Nun ja – jetzt wird das Bildungsministerium sagen: Das sind Anlaufschwierigkeiten, das ist ganz normal…

Da wage ich die Vorhersage: Diese „Anlaufschwierigkeiten“ werden auch  in den nächsten Monaten nicht gelöst sein. Etwa, wenn es um den Umbau von Kitas geht.

Stimmt es, dass einige Kitas Personal entlassen müssen?
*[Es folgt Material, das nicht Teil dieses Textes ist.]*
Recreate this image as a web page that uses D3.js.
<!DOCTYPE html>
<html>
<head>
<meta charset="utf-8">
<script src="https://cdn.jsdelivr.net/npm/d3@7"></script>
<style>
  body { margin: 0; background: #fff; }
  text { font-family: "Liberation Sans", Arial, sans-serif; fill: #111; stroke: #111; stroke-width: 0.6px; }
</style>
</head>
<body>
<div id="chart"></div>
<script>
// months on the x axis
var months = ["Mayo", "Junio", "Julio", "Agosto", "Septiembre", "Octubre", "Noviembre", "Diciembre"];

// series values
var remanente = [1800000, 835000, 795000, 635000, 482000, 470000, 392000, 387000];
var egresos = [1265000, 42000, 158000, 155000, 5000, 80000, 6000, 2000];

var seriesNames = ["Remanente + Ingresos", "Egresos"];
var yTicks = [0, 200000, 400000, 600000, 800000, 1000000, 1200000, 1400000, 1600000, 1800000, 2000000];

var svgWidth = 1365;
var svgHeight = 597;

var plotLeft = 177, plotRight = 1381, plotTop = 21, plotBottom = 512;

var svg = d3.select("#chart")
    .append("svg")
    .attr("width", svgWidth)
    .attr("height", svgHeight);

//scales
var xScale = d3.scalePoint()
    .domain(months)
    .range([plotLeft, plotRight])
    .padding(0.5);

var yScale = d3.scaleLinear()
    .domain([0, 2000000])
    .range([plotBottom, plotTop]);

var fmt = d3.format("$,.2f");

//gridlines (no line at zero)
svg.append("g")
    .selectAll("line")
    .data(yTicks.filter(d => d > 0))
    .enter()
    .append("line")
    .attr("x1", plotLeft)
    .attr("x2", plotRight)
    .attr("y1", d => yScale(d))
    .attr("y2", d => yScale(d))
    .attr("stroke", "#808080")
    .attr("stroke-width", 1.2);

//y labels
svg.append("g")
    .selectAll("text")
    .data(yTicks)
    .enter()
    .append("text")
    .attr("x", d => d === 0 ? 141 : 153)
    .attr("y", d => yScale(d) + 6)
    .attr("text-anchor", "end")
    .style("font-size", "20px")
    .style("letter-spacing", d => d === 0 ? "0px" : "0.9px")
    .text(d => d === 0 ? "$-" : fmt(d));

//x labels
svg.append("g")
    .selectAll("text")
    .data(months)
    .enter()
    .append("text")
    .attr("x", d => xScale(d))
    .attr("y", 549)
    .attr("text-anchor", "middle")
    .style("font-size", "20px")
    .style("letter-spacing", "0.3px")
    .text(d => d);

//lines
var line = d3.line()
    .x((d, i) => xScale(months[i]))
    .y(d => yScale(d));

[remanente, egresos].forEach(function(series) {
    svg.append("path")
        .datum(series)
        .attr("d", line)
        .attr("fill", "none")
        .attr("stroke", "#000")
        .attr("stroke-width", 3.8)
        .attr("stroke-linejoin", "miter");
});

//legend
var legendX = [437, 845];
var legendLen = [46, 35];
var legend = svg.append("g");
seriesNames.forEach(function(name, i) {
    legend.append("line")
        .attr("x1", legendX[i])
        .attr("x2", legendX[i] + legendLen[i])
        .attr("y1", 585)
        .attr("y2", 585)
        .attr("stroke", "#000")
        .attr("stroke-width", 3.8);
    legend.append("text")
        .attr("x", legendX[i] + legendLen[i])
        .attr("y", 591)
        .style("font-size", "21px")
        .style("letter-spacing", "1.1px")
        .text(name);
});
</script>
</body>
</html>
Es gibt Kitas, die aufgrund der längeren Betreuungszeit über Mittag Personalaufbau verzeichnen können. Einige Kitas sind jedoch auch von Kürzungen betroffen, wie mir Kollegen und Kolleginnen berichten. Auch dort, wo sich die Beteiligten nicht einig geworden sind, hatte das durchaus Auswirkungen aufs Personal. Zum Beispiel konnte kein Abschluss bei der Rahmenvereinbarung zum Anteil der (freien)Träger an der Finanzierung erzielt werden. So wurden z.B. Verträge mit Mitarbeitern teils nicht verlängert bzw. nicht definitiv im neuen Umfang abgeschlossen.

Mit welcher Konsequenz?

Erzieherinnen und Erzieher haben sich deshalb zunächst wegbeworben, weil sie nicht wissen, ob Ihr Vertrag verlängert oder abgeschlossen werden wird. Hier gibt es für die Beteiligten vielfach keine Klarheit – und das Personenkarussell dreht sich. Das ist natürlich für alle Akteure – vor allem aber für die Kinder – nicht förderlich. Kita-Arbeit ist Beziehungsarbeit und benötigt Kontinuität. So kommt – zum generellen Fachkräftemangel – noch  eine sehr starke Unsicherheit ins  System.

Was kritisieren Sie noch?

Die Idee des Gesetzes ist es auch, dass sich die Beteiligten in vielen grundlegenden Angelegenheiten möglichst einigen. Man nennt das „Diskursprinzip“. Das ist im Grund eine gute Sache. Wenn allerdings Rahmenbedingungen fehlen, dann geht dies nur schwer, weil damit ein hoher Zeitaufwand einhergeht. Es wird verstärkt Bürokratie geschaffen. Viele Ehrenamtliche schaffen das das einfach nicht mehr. Auch von der Fachkräftevereinbarung hätte ich mir mehr erhofft. Nicht den Ersatz von 30 Prozent Fachkräften, sondern andere Professionen ergänzend und zusätzlich in Kooperation zum Fachpersonal.

Was ist mit den Kindern?

Wichtiger Punkt. Ich habe den Eindruck, dass es vor allem um die „Erwachsenen“ geht. Wo bleibt der Fokus auf die Kinder? Wir als CDU wollen mehr Qualität  in der Bildung, Betreuung und Erziehung der Jungen und Mädchen, das muss unser Maßstab bleiben. Bessere Vereinbarkeit von Familie und Beruf ist wichtig. Dazu muss aber auch die Welt ‚da draußen‘ familienfreundlicher werden. Wenn ich ein Fazit ziehen darf: Die Kommunen und die Träger der Einrichtungen brauchen das Geld, die Familien und Kitas brauchen die Zeit und unsere Gesellschaft braucht die familienfreundliche Haltung.